Da allora, accanto alle forniture di alcune cooperative “rosse”, già attive da tempo in Russia, crebbero quelle di imprese dell’indotto automobilistico e aumentò man mano il volume delle esportazioni di varie aziende di altri comparti, che poi si moltiplicarono intorno a metà degli anni Novanta, quando venne stabilizzandosi la situazione politica dopo l’estinzione dell’Unione sovietica. Tant’è che nel 2001 una missione promozionale di Confindustria a Mosca radunò una cinquantina di imprenditori di spicco.
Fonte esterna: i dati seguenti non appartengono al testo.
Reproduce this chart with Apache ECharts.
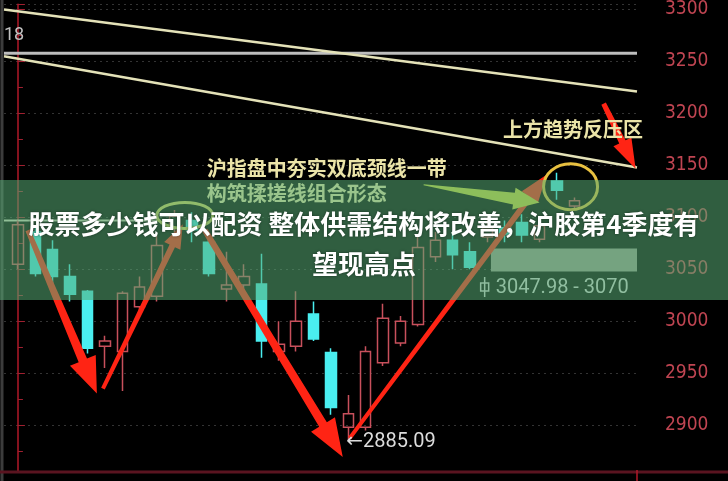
<!DOCTYPE html>
<html><head><meta charset="utf-8">
<script src="https://cdn.jsdelivr.net/npm/echarts@6/dist/echarts.min.js"></script>
<style>html,body{margin:0;padding:0;background:#000;}#c{width:728px;height:481px;}</style>
</head><body><div id="c"></div>
<script>
// ---- data ----
const candleIndex = [0,1,2,3,4,5,6,7,8,9,10,11,12,13,14,15,16,17,18,19,20,21,22,23,24,25,26,27,28,29,30,31,32];
// [open, close, low, high]
const candleOHLC = [
  [3055,3093,3050,3097],[3086,3046,3043,3092],[3069,3043,3031,3078],[3043,3026,3019,3055],
  [3029,2974,2969,3030],[2976,2981,2955,2986],[2971,3027,2933,3029],[3014,3033,3010,3043],
  [3024,3073,3019,3083],[3090,3101,3076,3107],[3097,3088,3076,3105],[3076,3046,3043,3083],
  [3031,3035,3019,3067],[3035,3043,3027,3055],[3036,2981,2965,3065],[2971,2978,2962,3000],
  [2976,3000,2971,3029],[3007,2983,2981,3019],[2970,2917,2910,2974],[2898,2911,2885.09,2929],
  [2898,2971,2895,2976],[2960,3003,2957,3017],[2979,3000,2976,3005],[2997,3071,2995,3084],
  [3062,3078,3057,3086],[3078,3064,3050,3086],[3067,3052,3050,3076],[3081,3090,3076,3100],
  [3090,3084,3076,3097],[3095,3083,3076,3103],[3079,3092,3076,3100],[3135,3126,3117,3143],
  [3111,3116,3108,3119]
];
const trendUpper = [[-0.8,3300],[35.6,3221]];
const trendLower = [[-0.8,3255],[35.6,3148]];
const levelLine  = [[-0.8,3258],[35.6,3258]];
const neckLine   = [[-0.8,3097],[8.2,3097]];
const redArrows = [
  [0.57,3087.6,4.54,2930.5],
  [4.89,2935.2,9.48,3093.3],
  [10.75,3087.6,18.68,2869.5],
  [19.08,2887.6,30.4,3140.9],
  [33.68,3209.5,35.52,3146.7]
];
const yellowArrow = [[23.33,3131.4,30.0,3114.3]];
const rings = [[9.6,3101.9],[31.78,3129.5]];
const notes = ['沪指盘中夯实双底颈线一带','构筑揉搓线组合形态','上方趋势反压区'];
const notePos = [[10.86,3146.7],[10.86,3122.9],[27.9,3184.8]];
const zoneLow = 3047.98, zoneHigh = 3070;
const zoneStart = 27.2;
const zoneMarker = [26.84, 3033];
const zoneText = '3047.98 - 3070';
const lowPoint = [19, 2885.09];
const titleText = '股票多少钱可以配资 整体供需结构将改善，沪胶第4季度有\n望现高点';

// ---- styles ----
const arrowW = {tail:[5,4,6,4,5], shaft:[9,6,9,6,7], headW:[28,18,28,20,20], headL:[36,24,38,28,30]};
const ringR = [[28,13],[27,23]];
const ringColor = ['#d8d060','#e8c040'];

function arrowPoly(p1,p2,w0,w1,hw,hl){
  const dx=p2[0]-p1[0], dy=p2[1]-p1[1], L=Math.hypot(dx,dy);
  const ux=dx/L, uy=dy/L, nx=-uy, ny=ux;
  const bx=p2[0]-ux*hl, by=p2[1]-uy*hl;
  return [[p1[0]+nx*w0/2,p1[1]+ny*w0/2],[bx+nx*w1/2,by+ny*w1/2],[bx+nx*hw/2,by+ny*hw/2],p2,
          [bx-nx*hw/2,by-ny*hw/2],[bx-nx*w1/2,by-ny*w1/2],[p1[0]-nx*w0/2,p1[1]-ny*w0/2]];
}

const chart = echarts.init(document.getElementById('c'));
const lineStyleBase = {symbol:'none', silent:true, animation:false};
chart.setOption({
  backgroundColor:'#000',
  animation:false,
  title:{text:titleText, left:'center', top:199, z:60,
    textStyle:{color:'#fff', fontSize:26, lineHeight:40, fontWeight:'bold',
      fontFamily:'"Noto Sans CJK SC", sans-serif', textShadowColor:'rgba(0,0,0,0.45)', textShadowBlur:3}},
  grid:{left:4, right:91, top:0, bottom:9},
  xAxis:{type:'value', min:-0.8, max:35.6, show:true,
    axisLine:{show:false}, axisTick:{show:false}, axisLabel:{show:false}, splitLine:{show:false}},
  yAxis:{type:'value', position:'right', min:2855, max:3305, splitNumber:9,
    axisLine:{show:true, lineStyle:{color:'#b01828', width:1.5}},
    axisTick:{show:true, length:7, lineStyle:{color:'#a02030'}},
    minorTick:{show:true, splitNumber:2, length:5, lineStyle:{color:'#a02030'}},
    axisLabel:{margin:28, color:'#c04552', fontSize:19, formatter:(v)=>String(v),
      fontFamily:'"Liberation Sans Narrow","DejaVu Sans Condensed",sans-serif',
      showMinLabel:false, showMaxLabel:false},
    splitLine:{show:true, lineStyle:{color:'#333', type:[2,4]}}},
  series:[
    Object.assign({type:'line', data:levelLine, lineStyle:{color:'#bdbdbd', width:3}, z:3}, lineStyleBase),
    Object.assign({type:'line', data:trendUpper, lineStyle:{color:'#e4e2b8', width:2.5}, z:3}, lineStyleBase),
    Object.assign({type:'line', data:trendLower, lineStyle:{color:'#e4e2b8', width:2.5}, z:3}, lineStyleBase),
    Object.assign({type:'line', data:neckLine, lineStyle:{color:'#d8d8c0', width:2}, z:3}, lineStyleBase),
    {type:'candlestick', z:4, barWidth:11, silent:true,
      data:candleIndex.map((i)=>[i].concat(candleOHLC[i])),
      itemStyle:{color:'rgba(0,0,0,0)', color0:'#4aeef0', borderColor:'#c8505c', borderColor0:'#4aeef0', borderWidth:1.5},
      markArea:{silent:true, itemStyle:{color:'#9a9a8e'},
        data:[[{coord:[zoneStart, zoneHigh]},{coord:[35.6, zoneLow]}]]}
    },
    {type:'custom', z:6, silent:true, data:redArrows,
      renderItem:(params, api)=>{
        const k=params.dataIndex;
        const p1=api.coord([api.value(0),api.value(1)]), p2=api.coord([api.value(2),api.value(3)]);
        return {type:'polygon', shape:{points:arrowPoly(p1,p2,arrowW.tail[k],arrowW.shaft[k],arrowW.headW[k],arrowW.headL[k])},
          style:{fill:'#ff2414'}};
      }},
    {type:'custom', z:6, silent:true, data:yellowArrow,
      renderItem:(params, api)=>{
        const p1=api.coord([api.value(0),api.value(1)]), p2=api.coord([api.value(2),api.value(3)]);
        return {type:'polygon', shape:{points:arrowPoly(p1,p2,1,12,22,26)}, style:{fill:'#cfd63c'}};
      }},
    {type:'custom', z:6, silent:true, data:rings,
      renderItem:(params, api)=>{
        const k=params.dataIndex;
        const p=api.coord([api.value(0),api.value(1)]);
        return {type:'ellipse', shape:{cx:p[0], cy:p[1], rx:ringR[k][0], ry:ringR[k][1]},
          style:{fill:'none', stroke:ringColor[k], lineWidth:3}};
      }},
    {type:'custom', z:7, silent:true, data:notePos,
      renderItem:(params, api)=>{
        const p=api.coord([api.value(0),api.value(1)]);
        return {type:'text', style:{text:notes[params.dataIndex], x:p[0], y:p[1], fill:'#ebe4a8',
          font:'bold 20px "Noto Sans CJK SC"', align:'left', verticalAlign:'middle'}};
      }},
    {type:'custom', z:7, silent:true, data:[zoneMarker],
      renderItem:(params, api)=>{
        const p=api.coord([api.value(0),api.value(1)]);
        return {type:'group', children:[
          {type:'line', shape:{x1:p[0], y1:p[1]-10, x2:p[0], y2:p[1]+10}, style:{stroke:'#d0d0d0', lineWidth:1.5}},
          {type:'rect', shape:{x:p[0]-4, y:p[1]-4, width:8, height:8}, style:{fill:'none', stroke:'#d0d0d0', lineWidth:1.5}},
          {type:'text', style:{text:zoneText, x:p[0]+11, y:p[1]+1, fill:'#d4d4d4', font:'20px Roboto', align:'left', verticalAlign:'middle'}}
        ]};
      }},
    {type:'custom', z:7, silent:true, data:[lowPoint],
      renderItem:(params, api)=>{
        const p=api.coord([api.value(0),api.value(1)]);
        return {type:'text', style:{text:'←' + lowPoint[1].toFixed(2), x:p[0]-2, y:p[1]+1, fill:'#dcdcdc',
          font:'20px Roboto, "DejaVu Sans"', align:'left', verticalAlign:'middle'}};
      }}
  ],
  graphic:[
    {type:'line', z:20, shape:{x1:2, y1:0, x2:2, y2:481}, style:{stroke:'#3c3c3c', lineWidth:3}},
    {type:'line', z:20, shape:{x1:0, y1:472, x2:728, y2:472}, style:{stroke:'#5a1420', lineWidth:3}},
    {type:'line', z:20, shape:{x1:637, y1:470, x2:637, y2:481}, style:{stroke:'#b01828', lineWidth:1.5}},
    {type:'text', z:20, style:{text:'18', x:4, y:35, fill:'#c0c0c0', font:'18px Roboto', verticalAlign:'middle'}},
    {type:'rect', z:50, shape:{x:0, y:180, width:728, height:120}, style:{fill:'rgba(87,172,117,0.55)'}}
  ]
});
</script></body></html>
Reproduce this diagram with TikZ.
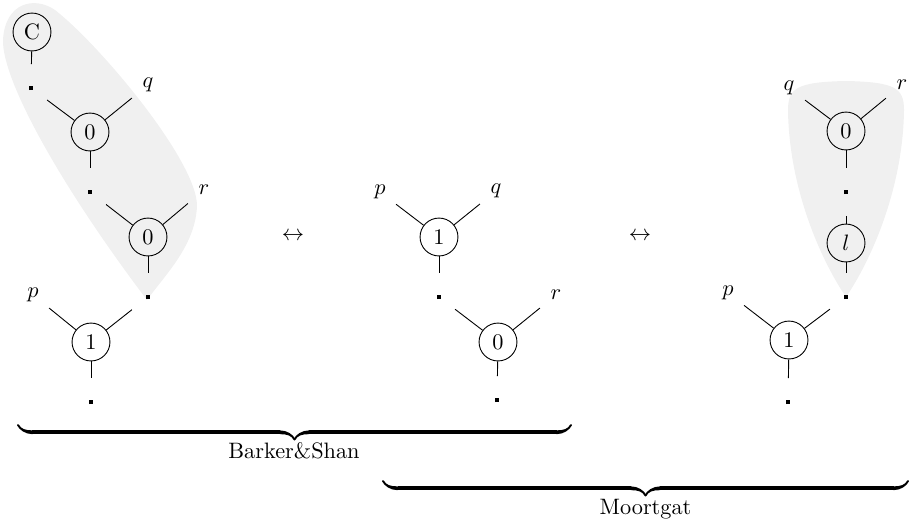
\documentclass[tikz,border=0pt]{standalone}
\usetikzlibrary{decorations.pathreplacing,calligraphy}
\newcommand\sqdot{\rule{1.8pt}{1.8pt}}
\begin{document}
\begin{tikzpicture}[x=0.4484pt,y=-0.4484pt,
  op/.style={circle,draw,minimum size=17pt,inner sep=0pt},
  pt/.style={rectangle,minimum width=14pt,minimum height=21pt,inner sep=0pt},
  shade/.style={fill=gray!12},
  groupbrace/.style={decorate,decoration={calligraphic brace,amplitude=6.5pt},line width=1.7pt},
  every path/.style={line width=0.4pt}]
\useasboundingbox (0,0) rectangle (910,522);

% shaded groupings
\fill[shade] (147,300) .. controls (165,275) and (196,245) .. (197,205)
  .. controls (196,160) and (100,45) .. (55,10)
  .. controls (35,-4) and (5,2) .. (3,40)
  .. controls (2,80) and (60,185) .. (147,300) -- cycle;
\fill[shade] (846,297) .. controls (870,262) and (903,190) .. (904,110)
  .. controls (904,88) and (895,82) .. (846,81)
  .. controls (797,82) and (788,88) .. (788,110)
  .. controls (789,190) and (822,262) .. (846,297) -- cycle;

% left tree
\node[op] (lc) at (32,32) {C};
\node[pt] (ld1) at (31,88) {\sqdot};
\node[op] (la) at (90,132) {0};
\node[pt] (lq) at (148,85) {$q$};
\node[pt] (ld2) at (90,192) {\sqdot};
\node[op] (lb) at (148,237) {0};
\node[pt] (lr) at (204,190) {$r$};
\node[pt] (ld3) at (148,297) {\sqdot};
\node[op] (lone) at (91,342) {1};
\node[pt] (lp) at (33,295) {$p$};
\node[pt] (ld4) at (91,402) {\sqdot};
\draw (lc) -- (ld1);
\draw (ld1) -- (la);
\draw (lq) -- (la);
\draw (la) -- (ld2);
\draw (ld2) -- (lb);
\draw (lr) -- (lb);
\draw (lb) -- (ld3);
\draw (lp) -- (lone);
\draw (ld3) -- (lone);
\draw (lone) -- (ld4);

% middle tree
\node[op] (mone) at (439,237) {1};
\node[pt] (mp) at (380,192) {$p$};
\node[pt] (mq) at (496,191) {$q$};
\node[pt] (md1) at (439,297) {\sqdot};
\node[op] (mzero) at (498,342) {0};
\node[pt] (mr) at (556,295) {$r$};
\node[pt] (md2) at (497,400) {\sqdot};
\draw (mp) -- (mone);
\draw (mq) -- (mone);
\draw (mone) -- (md1);
\draw (md1) -- (mzero);
\draw (mr) -- (mzero);
\draw (mzero) -- (md2);

% right tree
\node[op] (rzero) at (846,131) {0};
\node[pt] (rq) at (789,88) {$q$};
\node[pt] (rr) at (902,85) {$r$};
\node[pt] (rd1) at (846,192) {\sqdot};
\node[op] (rl) at (846,243) {$l$};
\node[pt] (rd2) at (846,297) {\sqdot};
\node[op] (rone) at (789,340) {1};
\node[pt] (rp) at (728,293) {$p$};
\node[pt] (rd3) at (788,402) {\sqdot};
\draw (rq) -- (rzero);
\draw (rr) -- (rzero);
\draw (rzero) -- (rd1);
\draw (rd1) -- (rl);
\draw (rl) -- (rd2);
\draw (rp) -- (rone);
\draw (rd2) -- (rone);
\draw (rone) -- (rd3);

% equivalences
\node (eqa) at (293,236) {$\leftrightarrow$};
\node (eqb) at (640,236) {$\leftrightarrow$};

% braces with their captions
\coordinate (bsl) at (18,425);
\coordinate (bsr) at (571,425);
\coordinate (mgl) at (383,481);
\coordinate (mgr) at (908,481);
\draw[groupbrace] (bsr) -- (bsl);
\draw[groupbrace] (mgr) -- (mgl);
\node[anchor=base,inner sep=0pt] (bs) at (294,458) {Barker\&Shan};
\node[anchor=base,inner sep=0pt] (mg) at (645.5,514) {Moortgat};
\end{tikzpicture}
\end{document}
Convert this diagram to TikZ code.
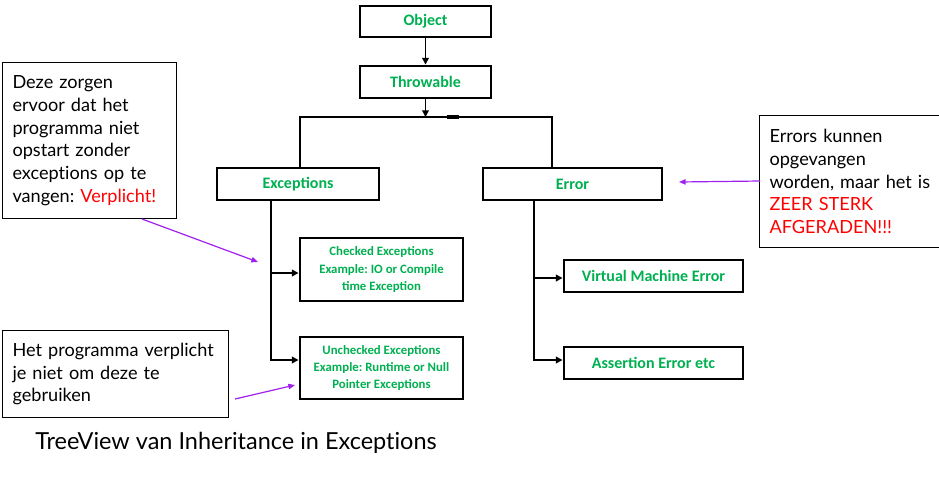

Nel successivo decennio andò crescendo anche il numero delle piccole-medie imprese orientatesi verso il mercato russo e si estese la rete di filiali delle maggiori banche italiane a Mosca, San Pietroburgo e in altre città. Frattanto s’era infoltito notevolmente il flusso di turisti russi, non più soltanto verso i centri balneari del litorale adriatico e le città d’arte.
È dunque una somma di interessi e di credenziali quella che l’Italia s’è costruita nel corso di mezzo secolo nei suoi rapporti con la Russia, grazie al talento delle sue imprese e alle garanzie di qualità dei loro prodotti. E se il nostro export nel 2013 rappresentava non più del 2,8 per cento del totale, va comunque tenuto in debito conto il fatto che vi avevano partecipato pressoché tutti i settori (con in testa la meccanica strumentale e la moda unitamente alle filiere dell’abbigliamento, seguiti, sia pur a distanza ma in via di crescita, dal comparto alimentare e da quello del mobile e arredo). Inoltre, purché si sapesse “fare sistema”, risultavano promettenti (tanto più dopo l’unione doganale di Mosca con la Bielorussia e il Kazakistan) le potenzialità della Russia non soltanto come mercato di sbocco ma anche d’investimento.